When NASA thinks (hypothetical) aliens, their eyes are either set on Titan or Europa, and the space agency has just revealed that their Europa Clipper mission is now a go.

This is kind of a tremendous deal. NASA’s official decision means the mission can progress to its next phase. This means the Europa Clipper team can now go ahead and complete the final design, then bring it into reality by constructing the entire spacecraft and science payload before putting it through a series of tests. It will eventually be launched into the cosmos to explore an alien world thought to be hiding an entire ocean — and possibly some sort of life-forms — beneath its icy surface.

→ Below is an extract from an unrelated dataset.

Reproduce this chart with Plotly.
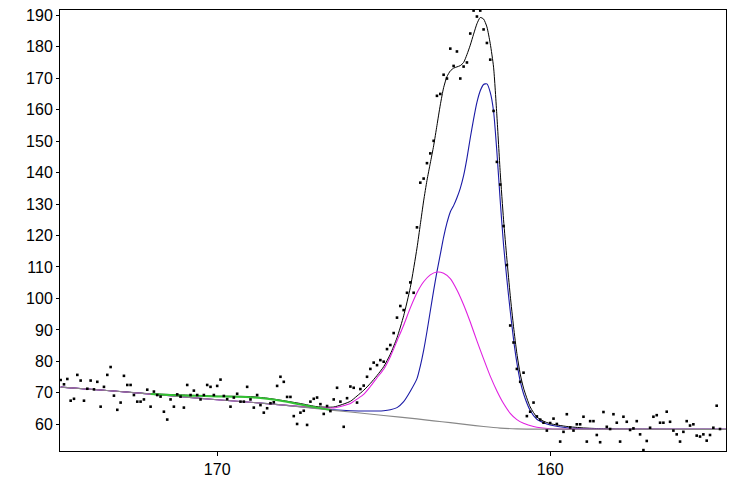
import plotly.graph_objects as go

# ---- measured data points (binding energy, counts) ----
be = [174.7, 174.6, 174.5, 174.4, 174.3, 174.2, 174.1, 174.0, 173.9, 173.8,
      173.7, 173.6, 173.5, 173.4, 173.3, 173.2, 173.1, 173.0, 172.9, 172.8,
      172.7, 172.6, 172.5, 172.4, 172.3, 172.2, 172.1, 172.0, 171.9, 171.8,
      171.7, 171.6, 171.5, 171.4, 171.3, 171.2, 171.1, 171.0, 170.9, 170.8,
      170.7, 170.6, 170.5, 170.4, 170.3, 170.2, 170.1, 170.0, 169.9, 169.8,
      169.7, 169.6, 169.5, 169.4, 169.3, 169.2, 169.1, 169.0, 168.9, 168.8,
      168.7, 168.6, 168.5, 168.4, 168.3, 168.2, 168.1, 168.0, 167.9, 167.8,
      167.7, 167.6, 167.5, 167.4, 167.3, 167.2, 167.1, 167.0, 166.9, 166.8,
      166.7, 166.6, 166.5, 166.4, 166.3, 166.2, 166.1, 166.0, 165.9, 165.8,
      165.7, 165.6, 165.5, 165.4, 165.3, 165.2, 165.1, 165.0, 164.9, 164.8,
      164.7, 164.6, 164.5, 164.4, 164.3, 164.2, 164.1, 164.0, 163.9, 163.8,
      163.7, 163.6, 163.5, 163.4, 163.3, 163.2, 163.1, 163.0, 162.9, 162.8,
      162.7, 162.6, 162.5, 162.4, 162.3, 162.2, 162.1, 162.0, 161.9, 161.8,
      161.7, 161.6, 161.5, 161.4, 161.3, 161.2, 161.1, 161.0, 160.9, 160.8,
      160.7, 160.6, 160.5, 160.4, 160.3, 160.2, 160.1, 160.0, 159.9, 159.8,
      159.7, 159.6, 159.5, 159.4, 159.3, 159.2, 159.1, 159.0, 158.9, 158.8,
      158.7, 158.6, 158.5, 158.4, 158.3, 158.2, 158.1, 158.0, 157.9, 157.8,
      157.7, 157.6, 157.5, 157.4, 157.3, 157.2, 157.1, 157.0, 156.9, 156.8,
      156.7, 156.6, 156.5, 156.4, 156.3, 156.2, 156.1, 156.0, 155.9, 155.8,
      155.7, 155.6, 155.5, 155.4, 155.3, 155.2, 155.1, 155.0, 154.9]
counts = [74.1, 72.7, 74.4, 67.5, 68.1, 75.7, 73.9, 67.5, 71.3, 73.9,
          71.1, 73.5, 65.6, 71.9, 75.7, 78.2, 69.1, 64.6, 66.9, 75.4,
          72.5, 72.5, 69.3, 67.2, 67.2, 67.9, 71.0, 65.6, 70.4, 69.3,
          68.8, 64.0, 61.5, 67.9, 65.6, 69.5, 68.8, 65.3, 72.5, 69.3,
          70.7, 69.3, 67.9, 69.3, 72.5, 71.9, 69.3, 72.2, 74.2, 69.0,
          68.0, 65.6, 68.5, 69.7, 67.2, 67.2, 71.9, 67.9, 65.3, 69.3,
          66.1, 63.7, 65.1, 66.7, 67.0, 72.2, 75.1, 73.5, 68.7, 68.7,
          62.6, 60.1, 63.7, 64.3, 59.8, 67.2, 68.1, 68.5, 66.4, 63.3,
          65.8, 64.2, 67.9, 71.6, 67.2, 59.2, 68.3, 72.0, 71.6, 66.9,
          71.2, 72.3, 75.1, 77.6, 79.6, 78.8, 80.4, 79.9, 83.9, 85.2,
          89.0, 93.9, 97.6, 96.3, 101.8, 105.1, 101.8, 122.6, 136.8, 138.1,
          143.0, 146.1, 150.1, 164.4, 165.0, 171.1, 169.9, 179.4, 173.9, 178.5,
          169.9, 173.7, 175.0, 184.2, 191.5, 189.6, 191.5, 185.5, 181.2, 175.9,
          159.6, 143.4, 136.2, 123.0, 110.6, 91.4, 86.0, 77.6, 73.5, 76.4,
          62.6, 64.0, 66.9, 62.5, 61.5, 60.5, 58.0, 60.4, 61.8, 60.1,
          54.5, 57.6, 63.2, 59.0, 58.0, 60.0, 60.0, 62.4, 54.5, 61.0,
          61.0, 56.6, 54.3, 63.9, 59.2, 58.5, 63.2, 60.5, 54.5, 62.4,
          60.8, 58.2, 58.7, 61.0, 56.8, 51.8, 54.7, 58.9, 62.4, 62.9,
          60.5, 60.5, 64.0, 60.8, 58.0, 56.8, 54.5, 57.6, 61.0, 59.6,
          60.0, 56.4, 56.1, 56.8, 54.8, 56.6, 58.9, 65.9, 58.5]

# ---- fit envelope (black) ----
env_x = [174.7, 173.0, 172.0, 171.5, 171.0, 170.5, 170.0, 169.5, 169.0, 168.5,
         168.0, 167.5, 167.0, 166.5, 166.0, 165.8, 165.6, 165.4, 165.2, 165.0,
         164.8, 164.6, 164.4, 164.2, 164.0, 163.9, 163.8, 163.7, 163.6, 163.5,
         163.4, 163.3, 163.2, 163.1, 163.0, 162.9, 162.8, 162.7, 162.6, 162.5,
         162.4, 162.3, 162.2, 162.1, 162.0, 161.9, 161.8, 161.7, 161.6, 161.5,
         161.4, 161.3, 161.2, 161.1, 161.0, 160.9, 160.8, 160.6, 160.4, 160.2,
         160.0, 159.5, 159.0, 158.5, 158.0, 157.0, 154.7]
env_y = [71.8, 70.5, 69.7, 69.5, 69.3, 69.1, 68.9, 68.9, 68.8, 68.3,
         67.5, 66.6, 65.6, 65.5, 67.3, 69.0, 70.8, 73.0, 75.5, 78.3,
         82.3, 87.5, 94.5, 103.5, 116.0, 123.5, 131.0, 137.5, 143.0, 148.5,
         155.0, 161.5, 167.0, 170.5, 172.3, 173.2, 173.6, 174.0, 175.0, 177.5,
         180.5, 184.0, 187.3, 189.3, 188.8, 186.3, 181.0, 173.5, 158.0, 140.0,
         125.0, 112.5, 101.0, 91.0, 82.5, 76.0, 71.5, 65.5, 62.3, 61.0,
         60.2, 59.3, 58.85, 58.6, 58.5, 58.45, 58.4]

# ---- component 1 (blue) ----
blue_x = [174.7, 173.5, 172.0, 171.0, 170.0, 169.0, 168.0, 167.0, 166.5, 166.0,
          165.5, 165.0, 164.8, 164.6, 164.4, 164.2, 164.0, 163.9, 163.8, 163.7,
          163.6, 163.5, 163.4, 163.3, 163.2, 163.1, 163.0, 162.9, 162.8, 162.7,
          162.6, 162.5, 162.4, 162.3, 162.2, 162.1, 162.0, 161.9, 161.8, 161.7,
          161.6, 161.5, 161.4, 161.3, 161.2, 161.1, 161.0, 160.9, 160.8, 160.6,
          160.4, 160.2, 160.0, 159.5, 159.0, 158.5, 158.0, 157.0, 154.7]
blue_y = [71.8, 70.9, 69.6, 68.7, 67.8, 67.0, 66.1, 65.1, 64.6, 64.3,
          64.2, 64.3, 64.6, 65.3, 67.2, 70.5, 74.5, 78.5, 83.5, 89.5,
          96.0, 102.5, 108.5, 114.0, 119.5, 124.0, 127.5, 129.5, 132.0, 135.0,
          139.0, 144.5, 151.0, 157.0, 162.3, 166.0, 168.0, 168.2, 165.5, 159.5,
          146.5, 131.0, 117.0, 106.0, 96.0, 87.0, 79.5, 73.7, 69.7, 64.4,
          61.6, 60.5, 59.8, 58.9, 58.6, 58.45, 58.4, 58.4, 58.4]

# ---- component 2 (magenta) ----
mag_x = [174.7, 173.5, 172.0, 171.0, 170.0, 169.0, 168.0, 167.0, 166.5, 166.0,
         165.8, 165.6, 165.4, 165.2, 165.0, 164.8, 164.6, 164.4, 164.2, 164.0,
         163.8, 163.6, 163.4, 163.2, 163.0, 162.8, 162.6, 162.4, 162.2, 162.0,
         161.8, 161.6, 161.4, 161.2, 161.0, 160.8, 160.5, 160.0, 159.5, 157.0,
         154.7]
mag_y = [71.8, 70.9, 69.6, 68.7, 67.8, 67.0, 66.1, 65.3, 65.2, 66.6,
         68.0, 69.5, 72.0, 74.8, 77.5, 81.5, 86.5, 91.5, 97.0, 101.8,
         105.3, 107.5, 108.4, 108.0, 106.3, 102.7, 98.0, 92.5, 86.5, 80.8,
         75.3, 70.6, 66.6, 63.5, 61.5, 60.3, 59.3, 58.6, 58.45, 58.4,
         58.4]

# ---- component 3 (green) ----
green_x = [172.0, 171.6, 171.2, 170.8, 170.4, 170.0, 169.5, 169.0, 168.5, 168.0,
           167.5, 167.0, 166.6]
green_y = [69.6, 69.4, 69.25, 69.1, 69.0, 68.85, 68.75, 68.6, 68.1, 67.3,
           66.3, 65.3, 64.6]

# ---- background (gray) ----
bg_x = [174.7, 173.5, 172.0, 171.0, 170.0, 169.0, 168.0, 167.0, 166.0, 165.0,
        164.0, 163.5, 163.0, 162.5, 162.0, 161.5, 161.0, 160.5, 154.7]
bg_y = [71.8, 70.9, 69.6, 68.7, 67.8, 67.0, 66.1, 65.0, 63.9, 62.8,
        61.7, 61.1, 60.5, 59.9, 59.3, 58.8, 58.55, 58.45, 58.4]

x_ticks = [170, 160]
y_ticks = [60, 70, 80, 90, 100, 110, 120, 130, 140, 150, 160, 170, 180, 190]

fig = go.Figure()
line_shape = dict(shape="spline", smoothing=0.6)
fig.add_trace(go.Scatter(x=env_x, y=env_y, mode="lines",
                         line=dict(color="#000000", width=1, **line_shape)))
fig.add_trace(go.Scatter(x=blue_x, y=blue_y, mode="lines",
                         line=dict(color="#1a1aa6", width=1.1, **line_shape)))
fig.add_trace(go.Scatter(x=mag_x, y=mag_y, mode="lines",
                         line=dict(color="#e020e0", width=1.1, **line_shape)))
fig.add_trace(go.Scatter(x=bg_x, y=bg_y, mode="lines",
                         line=dict(color="#888888", width=1.2, **line_shape)))
fig.add_trace(go.Scatter(x=green_x, y=green_y, mode="lines",
                         line=dict(color="#33c133", width=2, **line_shape)))
fig.add_trace(go.Scatter(x=be, y=counts, mode="markers",
                         marker=dict(symbol="square", size=2.6, color="#000000",
                                     line=dict(width=0))))

axis_font = dict(family="Liberation Sans, Arial, sans-serif", size=16, color="#000000")
# the page body adds an 8 px offset, so the figure is 8 px smaller than the window
fig.update_layout(
    width=728, height=471,
    margin=dict(l=52, r=10, t=2, b=28, pad=0, autoexpand=False),
    paper_bgcolor="white", plot_bgcolor="white",
    showlegend=False,
    font=axis_font,
)
fig.update_xaxes(range=[174.72, 154.72], tickmode="array", tickvals=x_ticks,
                 ticks="outside", ticklen=4, tickwidth=1, tickcolor="#000000",
                 showgrid=False, zeroline=False, showline=True, linecolor="#000000",
                 linewidth=1, mirror=True, tickfont=axis_font, automargin=False,
                 ticklabeloverflow="allow")
fig.update_yaxes(range=[51.51, 191.68], tickmode="array", tickvals=y_ticks,
                 ticks="outside", ticklen=3, tickwidth=1, tickcolor="#000000",
                 showgrid=False, zeroline=False, showline=True, linecolor="#000000",
                 linewidth=1, mirror=True, tickfont=axis_font, automargin=False,
                 ticklabeloverflow="allow")

fig.write_html("out.html")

“We are all excited about the decision that moves the Europa Clipper mission one key step closer to unlocking the mysteries of this ocean world,” said Thomas Zurbuchen, associate administrator for the Science Mission Directorate at NASA Headquarters. “We are building upon the scientific insights received from the flagship Galileo and Cassini spacecraft and working to advance our understanding of our cosmic origin, and even life elsewhere.”

Europa Clipper will get much closer to Europa than Cassini and Galileo ever did. Made to withstand the killer radiation it’s going to get bombarded with in space, the spacecraft will orbit Jupiter about every two weeks so it can pull off repeated flybys of the frozen orb.

Europa

NASA has already decided on the nine instruments that will ride along as Europa Clipper’s science payload. Hi-res images of Europa’s surface are expected from the spacecraft’s cameras and spectrometers, while ice-penetrating radar searches for the liquid ocean believed to lie beneath that thick layer of surface ice. Because scientists are now aware that Europa sometimes spews warm water, a thermal instrument will explore the surface for evidence of any more of these eruptions. Other instruments are meant to stay on the lookout for atmospheric water vapor.

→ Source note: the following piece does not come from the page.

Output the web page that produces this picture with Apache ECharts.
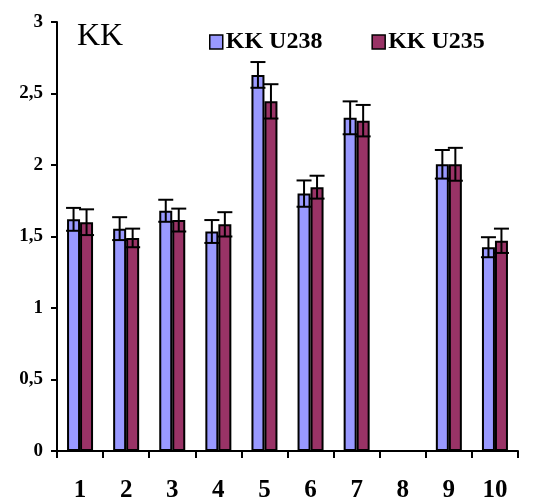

The go-ahead for Europa Clipper comes just a few months after the decision to simplify its magnetometer, which can investigate the Jovian moon’s magnetic field and further prove that there is indeed an ocean under all that ice. The magnetometer will also determine how deep and salty that ocean is and the thickness of the ice above it. While these might sound like routine measurements, such data can help scientists determine whether Europa is habitable. It could change everything we ever thought about astrobiology.

“A magnetometer investigation brings significant value to Europa science and exploration,” Zurbuchen said back in March when the instrument’s design started getting a makeover.

While liquid water (or liquid anything) doesn’t necessarily mean life on a planet besides Earth, as Earthlings, we only have that to go off of. The ingredients for life on Europa could be something completely different. Europa Clipper may launch as soon as 2023, a year before NASA is supposed to send astronauts back to our own moon, so who knows what discoveries will get beamed back to the home planet.

Will we find microbial life? Fossils from an era lost to time? Strange Lovecraftian creatures with eight eyes and 19 tentacles? Who knows. Sci-fi might just end up morphing into science.